Storex is Databricks' internal AI-agent platform for database fleet investigation and debugging. It unifies metrics, logs, dashboards, and CLI-equivalent tooling behind one conversational interface, retrieves signals across the fleet, correlates them, and guides engineers to a next mitigation step. Storex covers thousands of database instances across every major cloud, hundreds of regions, and eight regulatory domains.

Scale

  • Thousands of database instances.
  • Every major cloud (3 cloud providers).
  • Hundreds of regions.
  • Eight regulatory domains.
  • Up to 90% claimed reduction in engineer investigation time.
  • <5 minutes for a zero-context new hire to jump-start a DB investigation.

Architecture

Foundation layercentral-first sharded: - Global Storex coordinator presents one API to engineers and agents. - Regional shards hold sensitive/regulated data locally. - Integrated with existing infra services (metrics, logs, dashboards, cloud APIs) so the agent sees consistent abstractions across clouds. - Fine-grained access control enforced at team, resource, and RPC levels — one permission model for both humans and agents. - See concepts/central-first-sharded-architecture.

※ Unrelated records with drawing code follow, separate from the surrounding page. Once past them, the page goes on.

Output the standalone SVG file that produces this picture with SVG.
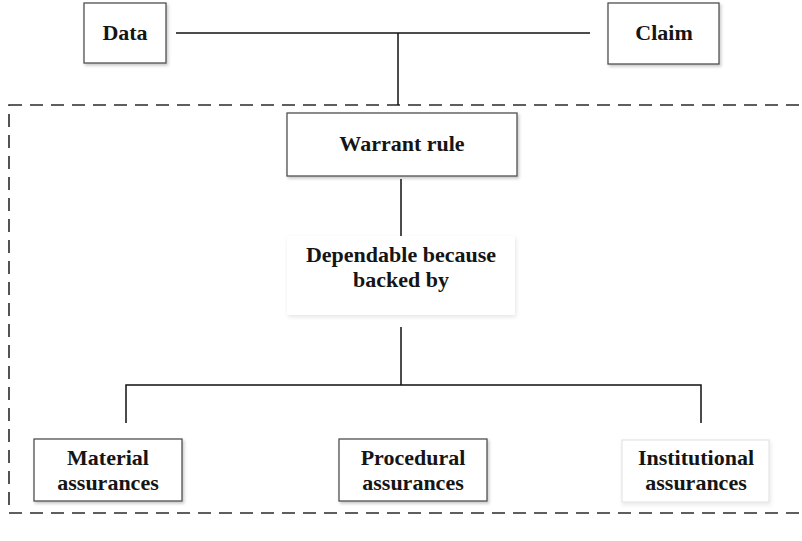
<svg xmlns="http://www.w3.org/2000/svg" width="802" height="541" viewBox="0 0 802 541">
  <defs>
    <filter id="drop" x="-10%" y="-10%" width="125%" height="130%">
      <feDropShadow dx="1.5" dy="2" stdDeviation="1.5" flood-color="#000000" flood-opacity="0.22"/>
    </filter>
    <filter id="glow" x="-10%" y="-10%" width="125%" height="130%">
      <feDropShadow dx="1" dy="2" stdDeviation="2" flood-color="#000000" flood-opacity="0.10"/>
    </filter>
  </defs>
  <style>
    .box { fill: #ffffff; stroke: #505050; stroke-width: 1.3; filter: url(#drop); }
    .faint { fill: #ffffff; stroke: #e4e4e4; stroke-width: 1.2; filter: url(#glow); }
    .plain { fill: #ffffff; stroke: none; filter: url(#glow); }
    .label { font-family: "Liberation Serif", "Times New Roman", serif; font-weight: bold; font-size: 22px; fill: #151515; text-anchor: middle; }
    .wire { stroke: #111111; stroke-width: 1.5; fill: none; }
    .frame { stroke: #2a2a2a; stroke-width: 1.6; fill: none; stroke-dasharray: 13 8; }
  </style>
  <rect width="802" height="541" fill="#ffffff"/>

  <!-- dashed boundary around the warrant part (right side runs off the canvas) -->
  <rect class="frame" x="9" y="105" width="800" height="408"/>

  <!-- connectors -->
  <g id="connectors">
    <line class="wire" x1="176" y1="33" x2="590" y2="33"/>
    <line class="wire" x1="398" y1="33" x2="398" y2="105"/>
    <line class="wire" x1="401" y1="179" x2="401" y2="238"/>
    <line class="wire" x1="401" y1="327" x2="401" y2="385"/>
    <polyline class="wire" points="126,423 126,385 701,385 701,423"/>
  </g>

  <g id="data">
    <rect class="box" x="84" y="3" width="82" height="60"/>
    <text class="label" x="125" y="40">Data</text>
  </g>

  <g id="claim">
    <rect class="box" x="608" y="3" width="111" height="61"/>
    <text class="label" x="664" y="40">Claim</text>
  </g>

  <g id="warrant-rule">
    <rect class="box" x="287" y="113" width="230" height="63"/>
    <text class="label" x="402" y="151">Warrant rule</text>
  </g>

  <g id="dependable">
    <rect class="plain" x="287" y="236" width="228" height="79"/>
    <text class="label" x="401" y="262">Dependable because</text>
    <text class="label" x="401" y="287">backed by</text>
  </g>

  <g id="material">
    <rect class="box" x="34" y="439" width="148" height="62"/>
    <text class="label" x="108" y="465">Material</text>
    <text class="label" x="108" y="490">assurances</text>
  </g>

  <g id="procedural">
    <rect class="box" x="339" y="439" width="148" height="62"/>
    <text class="label" x="413" y="465">Procedural</text>
    <text class="label" x="413" y="490">assurances</text>
  </g>

  <g id="institutional">
    <rect class="faint" x="622" y="440" width="147" height="62"/>
    <text class="label" x="696" y="465">Institutional</text>
    <text class="label" x="696" y="490">assurances</text>
  </g>
</svg>
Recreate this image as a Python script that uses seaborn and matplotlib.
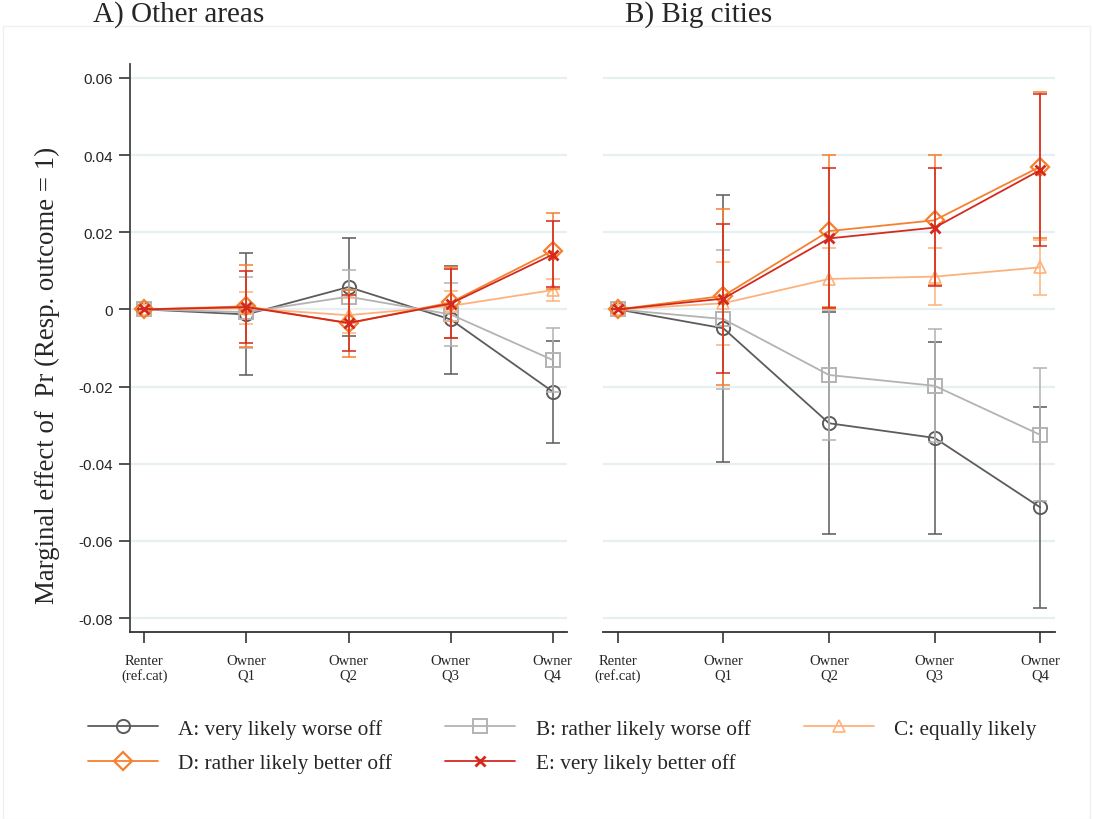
import pandas as pd
import matplotlib.pyplot as plt
import seaborn as sns
from matplotlib.lines import Line2D
from matplotlib.patches import Rectangle

# ---------------- DATA ---------------- #
categories = ["Renter\n(ref.cat)", "Owner\nQ1", "Owner\nQ2", "Owner\nQ3", "Owner\nQ4"]
series = ["A: very likely worse off", "B: rather likely worse off", "C: equally likely",
          "D: rather likely better off", "E: very likely better off"]
panels = ["A) Other areas", "B) Big cities"]
ytick_vals = [-0.08, -0.06, -0.04, -0.02, 0, 0.02, 0.04, 0.06]
ytick_labels = ["-0.08", "-0.06", "-0.04", "-0.02", "0", "0.02", "0.04", "0.06"]

# A) Other areas: estimate, lower and upper CI
other_A = [0, -0.0013, 0.0058, -0.0026, -0.0213]
other_A_lo = [0, -0.0170, -0.0069, -0.0167, -0.0345]
other_A_hi = [0, 0.0146, 0.0184, 0.0112, -0.0081]
other_B = [0, -0.0007, 0.0033, -0.0013, -0.0131]
other_B_lo = [0, -0.0099, -0.0035, -0.0094, -0.0215]
other_B_hi = [0, 0.0085, 0.0102, 0.0068, -0.0047]
other_C = [0, 0.0003, -0.0015, 0.0009, 0.0050]
other_C_lo = [0, -0.0039, -0.0060, -0.0030, 0.0022]
other_C_hi = [0, 0.0045, 0.0030, 0.0048, 0.0080]
other_D = [0, 0.0008, -0.0036, 0.0018, 0.0152]
other_D_lo = [0, -0.0098, -0.0123, -0.0074, 0.0053]
other_D_hi = [0, 0.0114, 0.0051, 0.0110, 0.0251]
other_E = [0, 0.0006, -0.0035, 0.0015, 0.0142]
other_E_lo = [0, -0.0088, -0.0108, -0.0075, 0.0058]
other_E_hi = [0, 0.0100, 0.0038, 0.0105, 0.0228]

# B) Big cities
big_A = [0, -0.0049, -0.0295, -0.0333, -0.0513]
big_A_lo = [0, -0.0396, -0.0583, -0.0583, -0.0773]
big_A_hi = [0, 0.0296, -0.0007, -0.0084, -0.0252]
big_B = [0, -0.0025, -0.0170, -0.0198, -0.0325]
big_B_lo = [0, -0.0206, -0.0338, -0.0344, -0.0497]
big_B_hi = [0, 0.0155, -0.0002, -0.0052, -0.0153]
big_C = [0, 0.0016, 0.0079, 0.0085, 0.0109]
big_C_lo = [0, -0.0092, 0.0002, 0.0011, 0.0037]
big_C_hi = [0, 0.0123, 0.0158, 0.0158, 0.0180]
big_D = [0, 0.0035, 0.0203, 0.0231, 0.0370]
big_D_lo = [0, -0.0196, 0.0006, 0.0062, 0.0184]
big_D_hi = [0, 0.0260, 0.0401, 0.0401, 0.0564]
big_E = [0, 0.0028, 0.0184, 0.0212, 0.0361]
big_E_lo = [0, -0.0166, 0.0004, 0.0060, 0.0164]
big_E_hi = [0, 0.0221, 0.0367, 0.0367, 0.0558]

# build long table
rows = []
tables = {
    panels[0]: [(other_A, other_A_lo, other_A_hi), (other_B, other_B_lo, other_B_hi),
                (other_C, other_C_lo, other_C_hi), (other_D, other_D_lo, other_D_hi),
                (other_E, other_E_lo, other_E_hi)],
    panels[1]: [(big_A, big_A_lo, big_A_hi), (big_B, big_B_lo, big_B_hi),
                (big_C, big_C_lo, big_C_hi), (big_D, big_D_lo, big_D_hi),
                (big_E, big_E_lo, big_E_hi)],
}
for panel, lst in tables.items():
    for name, (est, lo, hi) in zip(series, lst):
        for i in range(len(categories)):
            rows.append({"panel": panel, "series": name, "pos": i,
                         "est": est[i], "lo": lo[i], "hi": hi[i]})
df = pd.DataFrame(rows)

# styles
colors = ["#5c5c5c", "#b3b3b3", "#fdb27d", "#f5802e", "#d42a1e"]
markers = ["o", "s", "^", "D", "x"]
msizes = [9.5, 9.5, 9, 9, 6.5]
mews = [1.4, 1.4, 1.2, 1.6, 2.0]

sns.set_style("white")
plt.rcParams["font.family"] = ["Liberation Serif", "DejaVu Serif"]

fig = plt.figure(figsize=(10.93, 8.2), dpi=100)
W, H = 1093, 820
ax1 = fig.add_axes([130 / W, 1 - 633 / H, (567 - 130) / W, (633 - 65) / H])
ax2 = fig.add_axes([603 / W, 1 - 633 / H, (1055 - 603) / W, (633 - 65) / H])

for ax, panel in zip([ax1, ax2], panels):
    for y in ytick_vals:
        ax.axhline(y, color="#e6eff1", lw=1.6, zorder=0)
    for k, name in enumerate(series):
        sub = df[(df.panel == panel) & (df.series == name)]
        ax.errorbar(sub["pos"], sub["est"],
                    yerr=[sub["est"] - sub["lo"], sub["hi"] - sub["est"]],
                    fmt="none", ecolor=colors[k], elinewidth=1.4, capsize=5,
                    capthick=1.4, alpha=0.8, zorder=2 + k)
        sns.lineplot(data=sub, x="pos", y="est", ax=ax, color=colors[k],
                     marker=markers[k], markersize=msizes[k], mfc="none",
                     mec=colors[k], mew=mews[k], lw=1.3, legend=False,
                     zorder=3 + k)
    ax.set_xlim(-0.14, 4.14)
    ax.set_ylim(-0.0836, 0.0636)
    ax.set_xticks(range(len(categories)))
    ax.set_xticklabels(categories, fontsize=10.5, linespacing=1.1)
    ax.set_xlabel("")
    ax.set_ylabel("")
    ax.tick_params(axis="x", length=8, width=1.3, color="#444444", pad=8,
                   bottom=True)
    for s in ["top", "right"]:
        ax.spines[s].set_visible(False)
    ax.spines["bottom"].set_color("#333333")
    ax.spines["bottom"].set_linewidth(1.3)
    fig.text(ax.get_position().x0 - (37 if ax is ax1 else -22) / W, 1 - 15 / H,
             panel, fontsize=21, va="center", ha="left")

ax1.set_yticks(ytick_vals)
ax1.set_yticklabels(ytick_labels, fontsize=11, family="Liberation Sans")
ax1.tick_params(axis="y", length=8, width=1.3, color="#444444", pad=4, left=True)
ax1.spines["left"].set_color("#444444")
ax1.spines["left"].set_linewidth(1.3)
ax2.set_yticks(ytick_vals)
ax2.tick_params(axis="y", left=False, labelleft=False)
ax2.spines["left"].set_visible(False)

fig.text(47 / W, 1 - 375 / H, "Marginal effect of  Pr (Resp. outcome = 1)",
         rotation=90, fontsize=19.4, va="center", ha="center")

# legend filled row-wise: A B C / D E
order = [0, 3, 1, 4, 2]
handles = [Line2D([], [], color=colors[k], marker=markers[k], markersize=msizes[k],
                  mfc="none", mec=colors[k], mew=mews[k], lw=1.3)
           for k in order]
fig.legend(handles, [series[k] for k in order], ncol=3, loc="upper left",
           bbox_to_anchor=(88 / W, 1 - 720 / H), frameon=False,
           prop={"family": "Liberation Serif", "size": 15.3}, handlelength=3.3,
           handletextpad=0.95, columnspacing=2.5, labelspacing=0.68,
           borderpad=0, borderaxespad=0)

fig.patches.append(Rectangle((3 / W, 0), 1087 / W, 1 - 27 / H, transform=fig.transFigure,
                             fill=False, edgecolor="#f0f0f0", lw=1))

plt.savefig("out.png", dpi=100)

Agent framework layer — DsPy + MLflow-inspired: - Tools defined as normal Scala classes + function signatures + a short docstring. - LLM reads docstring to infer input schema, output shape, result interpretation. - Prompts are decoupled from tool implementation — swap either independently. - Framework owns LLM connection, parsing, conversation state — not reinvented per tool. - See patterns/tool-decoupled-agent-framework and systems/dspy.

Validation harness: - Capture production-state snapshots (inputs, tool responses, final state). - Replay them through candidate agent configs (prompt variations, tool swaps). - A separate judge LLM scores responses on accuracy + helpfulness. - Referenced against Databricks MLflow 3 LLM-judges primitive. - See patterns/snapshot-replay-agent-evaluation and concepts/llm-as-judge.

Multi-agent composition: - Specialized agents per domain (system/DB issues, client-side traffic patterns, …). - Compose on a single root-cause analysis. - Extensible beyond databases as infra teams adopt the framework. - See patterns/specialized-agent-decomposition.

What it replaced

Before Storex, a MySQL incident investigation meant jumping between: - systems/grafana for metrics. - Internal Databricks dashboards for client workload shape. - CLI SHOW ENGINE INNODB STATUS for transaction / I/O / deadlock detail. - Cloud-console log-in to download slow-query logs.

Each tool worked; none of them composed. A seasoned MySQL engineer could stitch a hypothesis out of the four; a new engineer often couldn't start. Storex is the unification layer above these, plus an agent that knows how to walk between them.

Evolution (per the article)

  1. Hackathon (2 days) — prototype that unifies a few core DB metrics + dashboards into one view. Unpolished but immediately improves basic investigation. See patterns/hackathon-to-platform.
  2. v1 static SOP agent — codified the debugging runbook as a deterministic workflow. Engineers rejected it: they wanted a diagnostic report, not an automated checklist.
  3. v2 anomaly detection — surfaced right signals, still no clear next step.
  4. v3 chat assistant (breakthrough) — codifies debugging knowledge, handles follow-ups, makes investigation interactive. This is the shape of production Storex.

Deferred / future work

  • Mutating ops (restores, production queries, config updates) are named as future work. Storex at article time is read-heavy (diagnostic retrieval + reasoning); write-path safety story isn't described yet.

Seen in

  • sources/2025-12-03-databricks-ai-agent-debug-databases — the origin article; covers the tooling-fragmentation diagnosis, the central-first foundation, the DsPy-inspired tool/prompt decoupling, the snapshot-replay + judge-LLM validation, and the multi-agent extensibility argument.
Last updated · 200 distilled / 1,178 read